EC201

Signals and Systems

Pre-Requisite: None
Contact Hours and Credits: (3 -0- 0) 3

Objectives: 

The aim of the course is for:

  • Understanding the fundamental characteristics of signals and systems.  
  • Understanding the concepts of vector space, inner product space and orthogonal series.
  • Understanding signals and systems in terms of both the time and transform domains, taking advantage of the complementary insights and tools that these different perspectives provide.
  • Development of the mathematical skills to solve problems involving convolution, filtering, modulation and sampling.

Topics Covered:

Vector spaces. Inner Product spaces. Schwartz inequality. Hilbert spaces. Orthogonal expansions. Bessel’s inequality and Parseval’s relations.

Continuous-time signals, classifications. Periodic signals. Fourier series representation. Hilbert transform and its properties.

Laplace transforms. Continuous - time systems: LTI system analysis using Laplace and Fourier transforms.

Sampling and reconstruction of band limited signals. Low pass and band pass sampling theorems. Aliasing. Anti-aliasing filter. Practical Sampling-aperture effect.

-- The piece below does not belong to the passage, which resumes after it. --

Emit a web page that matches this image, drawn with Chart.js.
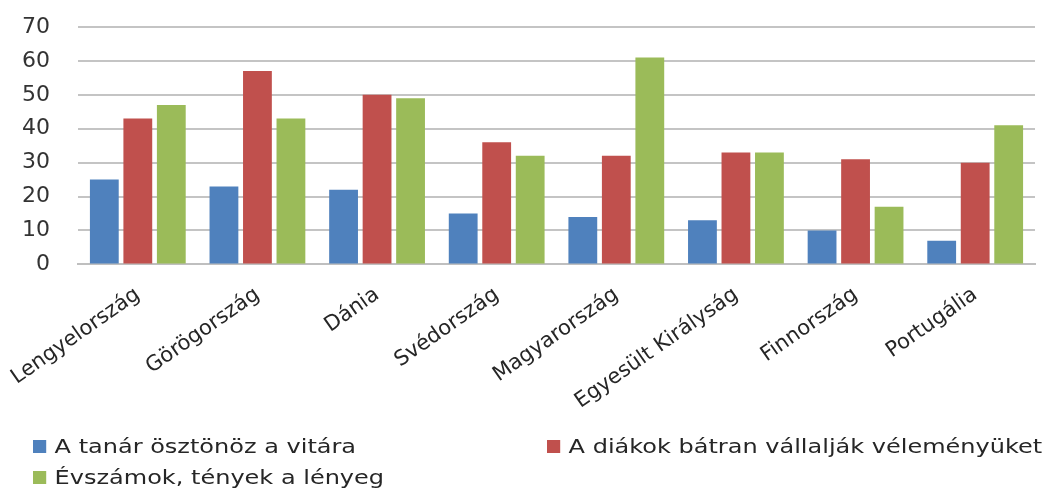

Discrete-time signals and systems. Z-transform and its properties. Analysis of LSI systems using Z - transform.

Course Outcomes:

Students will be able to

  • CO1: Apply the knowledge of linear algebra topics like vector space, basis, dimension, inner product, norm and orthogonal basis to signals.
  • CO2: Analyse the spectral characteristics of continuous-time periodic and a periodic signals using Fourier analysis.
  • CO3: Classify systems based on their properties and determine the response of LSI system using convolution.
  • CO4: Analyze system properties based on impulse response and Fourier analysis.
  • CO5: Apply the Laplace transform and Z- transform for analyze of continuous-time and discrete-time signals and systems.
  • CO6: Understand the process of sampling and the effects of under sampling.

Text Books:

A.V. Oppenheim et al, Signals and Systems (2/e), Pearson 200.

S.Haykin and B. VanVeen “Signals and Systems, Wiley, 1998.

M. Mandal and A. Asif, “Continuous and Discrete Time Signals and Systems, Cambridge, 2007.

Reference Books:

D.C. Lay, Linear Algebra and its Applications (2/e), Pearson, 200.

K. Huffman & R. Kunz, Linear Algebra, Prentice- Hall, 1971.

S.S. Soliman & M.D. Srinath, Continuous and Discrete Signals and Systems, Prentice- Hall, 1990.